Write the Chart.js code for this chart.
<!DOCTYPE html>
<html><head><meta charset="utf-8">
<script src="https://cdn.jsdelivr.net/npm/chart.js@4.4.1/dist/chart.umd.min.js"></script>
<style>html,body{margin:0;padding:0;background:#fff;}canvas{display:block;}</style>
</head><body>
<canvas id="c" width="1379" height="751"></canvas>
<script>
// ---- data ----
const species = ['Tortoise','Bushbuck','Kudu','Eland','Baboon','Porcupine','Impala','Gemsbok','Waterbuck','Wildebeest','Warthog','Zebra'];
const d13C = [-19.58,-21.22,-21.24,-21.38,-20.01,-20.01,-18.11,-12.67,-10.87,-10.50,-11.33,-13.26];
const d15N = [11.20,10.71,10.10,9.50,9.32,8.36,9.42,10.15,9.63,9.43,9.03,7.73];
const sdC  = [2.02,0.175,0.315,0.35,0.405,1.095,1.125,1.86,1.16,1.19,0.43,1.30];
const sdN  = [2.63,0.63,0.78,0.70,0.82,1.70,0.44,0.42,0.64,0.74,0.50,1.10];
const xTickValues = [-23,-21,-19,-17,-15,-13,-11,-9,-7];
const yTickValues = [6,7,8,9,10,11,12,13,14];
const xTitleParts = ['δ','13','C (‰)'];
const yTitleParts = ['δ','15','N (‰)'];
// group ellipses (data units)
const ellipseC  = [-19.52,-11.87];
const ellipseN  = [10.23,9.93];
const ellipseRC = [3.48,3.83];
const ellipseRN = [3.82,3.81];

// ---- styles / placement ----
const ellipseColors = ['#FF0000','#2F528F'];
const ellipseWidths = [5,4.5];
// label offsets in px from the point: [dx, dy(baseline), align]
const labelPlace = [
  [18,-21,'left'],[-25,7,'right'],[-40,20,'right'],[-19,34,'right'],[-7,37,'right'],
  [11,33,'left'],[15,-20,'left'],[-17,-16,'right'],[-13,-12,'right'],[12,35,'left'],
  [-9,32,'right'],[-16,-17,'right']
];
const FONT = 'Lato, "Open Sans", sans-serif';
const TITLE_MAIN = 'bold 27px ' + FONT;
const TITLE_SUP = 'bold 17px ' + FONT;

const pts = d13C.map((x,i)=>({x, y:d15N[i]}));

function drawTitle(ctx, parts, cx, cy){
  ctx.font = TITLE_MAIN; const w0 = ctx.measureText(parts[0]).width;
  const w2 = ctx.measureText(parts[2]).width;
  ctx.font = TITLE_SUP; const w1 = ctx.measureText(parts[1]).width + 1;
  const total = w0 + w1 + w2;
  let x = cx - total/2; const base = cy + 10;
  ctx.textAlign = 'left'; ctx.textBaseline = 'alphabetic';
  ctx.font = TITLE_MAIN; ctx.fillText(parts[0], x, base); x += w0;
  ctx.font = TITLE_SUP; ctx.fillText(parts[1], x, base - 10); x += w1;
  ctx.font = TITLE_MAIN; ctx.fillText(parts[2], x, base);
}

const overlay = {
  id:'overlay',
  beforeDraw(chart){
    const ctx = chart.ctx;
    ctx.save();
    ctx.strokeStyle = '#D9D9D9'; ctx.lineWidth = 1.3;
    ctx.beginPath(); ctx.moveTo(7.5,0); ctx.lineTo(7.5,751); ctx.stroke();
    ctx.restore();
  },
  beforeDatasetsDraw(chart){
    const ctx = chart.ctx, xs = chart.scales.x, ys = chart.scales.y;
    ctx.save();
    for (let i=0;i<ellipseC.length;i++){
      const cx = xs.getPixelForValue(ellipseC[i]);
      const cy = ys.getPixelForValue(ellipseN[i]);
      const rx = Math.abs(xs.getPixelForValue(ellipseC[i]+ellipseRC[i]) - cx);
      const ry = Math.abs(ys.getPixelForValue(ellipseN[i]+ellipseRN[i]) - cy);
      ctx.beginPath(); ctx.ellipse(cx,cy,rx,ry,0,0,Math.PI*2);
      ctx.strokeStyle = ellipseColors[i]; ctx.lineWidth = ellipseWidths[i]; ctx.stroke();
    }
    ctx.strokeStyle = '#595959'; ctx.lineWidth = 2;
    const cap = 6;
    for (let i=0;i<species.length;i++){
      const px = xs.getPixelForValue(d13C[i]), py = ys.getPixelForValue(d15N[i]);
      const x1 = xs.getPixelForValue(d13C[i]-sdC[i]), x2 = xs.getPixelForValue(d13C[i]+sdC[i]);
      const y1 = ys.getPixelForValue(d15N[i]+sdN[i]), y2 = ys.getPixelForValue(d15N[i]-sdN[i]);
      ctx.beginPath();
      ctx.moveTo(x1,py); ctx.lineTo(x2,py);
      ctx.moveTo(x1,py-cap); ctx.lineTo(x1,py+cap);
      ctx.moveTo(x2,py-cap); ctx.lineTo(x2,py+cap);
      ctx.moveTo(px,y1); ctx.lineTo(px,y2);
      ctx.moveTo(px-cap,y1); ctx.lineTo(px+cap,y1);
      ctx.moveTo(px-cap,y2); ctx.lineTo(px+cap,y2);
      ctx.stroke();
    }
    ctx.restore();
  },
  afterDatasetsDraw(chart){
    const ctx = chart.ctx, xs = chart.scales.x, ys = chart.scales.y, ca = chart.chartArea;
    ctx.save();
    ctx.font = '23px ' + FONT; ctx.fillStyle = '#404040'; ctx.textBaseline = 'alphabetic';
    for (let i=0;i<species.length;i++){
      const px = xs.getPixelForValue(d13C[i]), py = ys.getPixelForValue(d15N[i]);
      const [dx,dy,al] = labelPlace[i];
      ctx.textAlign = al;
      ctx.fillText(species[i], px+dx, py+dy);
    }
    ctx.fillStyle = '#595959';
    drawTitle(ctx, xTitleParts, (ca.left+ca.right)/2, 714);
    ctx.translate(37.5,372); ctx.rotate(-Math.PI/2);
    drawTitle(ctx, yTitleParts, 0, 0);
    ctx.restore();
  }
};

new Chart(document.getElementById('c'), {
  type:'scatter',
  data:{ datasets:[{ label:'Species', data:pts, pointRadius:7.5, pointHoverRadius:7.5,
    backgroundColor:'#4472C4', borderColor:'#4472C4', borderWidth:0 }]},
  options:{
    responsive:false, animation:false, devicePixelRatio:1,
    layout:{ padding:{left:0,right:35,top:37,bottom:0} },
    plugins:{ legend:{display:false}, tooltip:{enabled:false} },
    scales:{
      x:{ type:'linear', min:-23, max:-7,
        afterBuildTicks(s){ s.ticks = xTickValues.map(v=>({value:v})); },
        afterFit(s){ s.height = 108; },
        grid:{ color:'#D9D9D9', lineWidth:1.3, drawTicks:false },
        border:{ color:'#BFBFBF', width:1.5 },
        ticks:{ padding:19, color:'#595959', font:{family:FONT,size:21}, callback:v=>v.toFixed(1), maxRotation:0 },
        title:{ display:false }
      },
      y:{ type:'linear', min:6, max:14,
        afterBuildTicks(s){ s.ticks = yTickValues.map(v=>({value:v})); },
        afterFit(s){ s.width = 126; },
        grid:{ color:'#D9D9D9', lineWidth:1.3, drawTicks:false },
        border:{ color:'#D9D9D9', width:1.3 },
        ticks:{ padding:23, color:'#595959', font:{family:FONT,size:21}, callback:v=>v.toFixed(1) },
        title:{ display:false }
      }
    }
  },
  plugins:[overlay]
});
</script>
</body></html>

________________________

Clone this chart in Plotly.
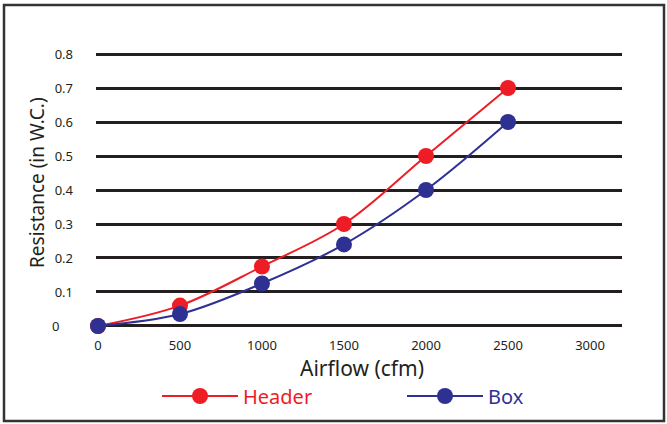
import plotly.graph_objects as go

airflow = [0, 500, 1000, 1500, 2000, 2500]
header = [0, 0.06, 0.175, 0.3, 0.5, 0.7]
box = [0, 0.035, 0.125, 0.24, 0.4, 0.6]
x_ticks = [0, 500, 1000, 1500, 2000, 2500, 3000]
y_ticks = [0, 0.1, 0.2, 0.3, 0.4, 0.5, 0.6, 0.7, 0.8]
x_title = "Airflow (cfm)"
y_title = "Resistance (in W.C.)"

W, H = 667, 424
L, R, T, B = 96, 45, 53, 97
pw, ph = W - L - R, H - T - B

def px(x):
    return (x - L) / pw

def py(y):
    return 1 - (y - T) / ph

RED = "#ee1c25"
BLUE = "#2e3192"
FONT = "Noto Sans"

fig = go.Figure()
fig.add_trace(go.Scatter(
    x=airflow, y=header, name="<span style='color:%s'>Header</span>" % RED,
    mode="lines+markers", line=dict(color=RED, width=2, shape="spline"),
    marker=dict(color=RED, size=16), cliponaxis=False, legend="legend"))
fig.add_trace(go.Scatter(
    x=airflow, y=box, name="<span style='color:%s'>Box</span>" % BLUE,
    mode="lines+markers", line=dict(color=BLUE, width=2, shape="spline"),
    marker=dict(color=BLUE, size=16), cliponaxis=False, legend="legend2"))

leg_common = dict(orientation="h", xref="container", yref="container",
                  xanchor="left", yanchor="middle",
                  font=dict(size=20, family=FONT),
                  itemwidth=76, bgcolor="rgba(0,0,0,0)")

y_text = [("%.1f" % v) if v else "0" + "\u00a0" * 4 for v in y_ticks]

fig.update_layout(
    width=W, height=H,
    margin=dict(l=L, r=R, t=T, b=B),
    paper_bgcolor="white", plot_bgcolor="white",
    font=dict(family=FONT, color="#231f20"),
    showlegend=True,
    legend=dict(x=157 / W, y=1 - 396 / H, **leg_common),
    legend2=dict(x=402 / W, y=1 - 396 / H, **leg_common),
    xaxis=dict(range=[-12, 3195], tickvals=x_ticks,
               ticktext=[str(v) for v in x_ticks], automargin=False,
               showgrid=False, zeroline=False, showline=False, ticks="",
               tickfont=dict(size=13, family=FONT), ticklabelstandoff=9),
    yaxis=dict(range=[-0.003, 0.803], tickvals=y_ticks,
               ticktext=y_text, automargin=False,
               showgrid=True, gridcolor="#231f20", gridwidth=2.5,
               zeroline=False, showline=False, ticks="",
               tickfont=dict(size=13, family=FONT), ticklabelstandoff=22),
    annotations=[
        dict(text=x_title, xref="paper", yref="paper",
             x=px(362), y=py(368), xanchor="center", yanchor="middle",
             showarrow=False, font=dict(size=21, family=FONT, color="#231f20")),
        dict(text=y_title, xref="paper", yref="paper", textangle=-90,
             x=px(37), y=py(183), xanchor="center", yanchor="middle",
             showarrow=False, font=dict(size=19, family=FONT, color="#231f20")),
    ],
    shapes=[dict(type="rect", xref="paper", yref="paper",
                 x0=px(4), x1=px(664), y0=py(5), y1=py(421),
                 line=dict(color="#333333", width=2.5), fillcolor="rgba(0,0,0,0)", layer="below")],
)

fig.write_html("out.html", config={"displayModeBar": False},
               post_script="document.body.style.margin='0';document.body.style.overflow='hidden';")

________________________

▶ **What to work on**
Provide the number of lines containing the string "this", with no other output.

▶ **Finished task**
2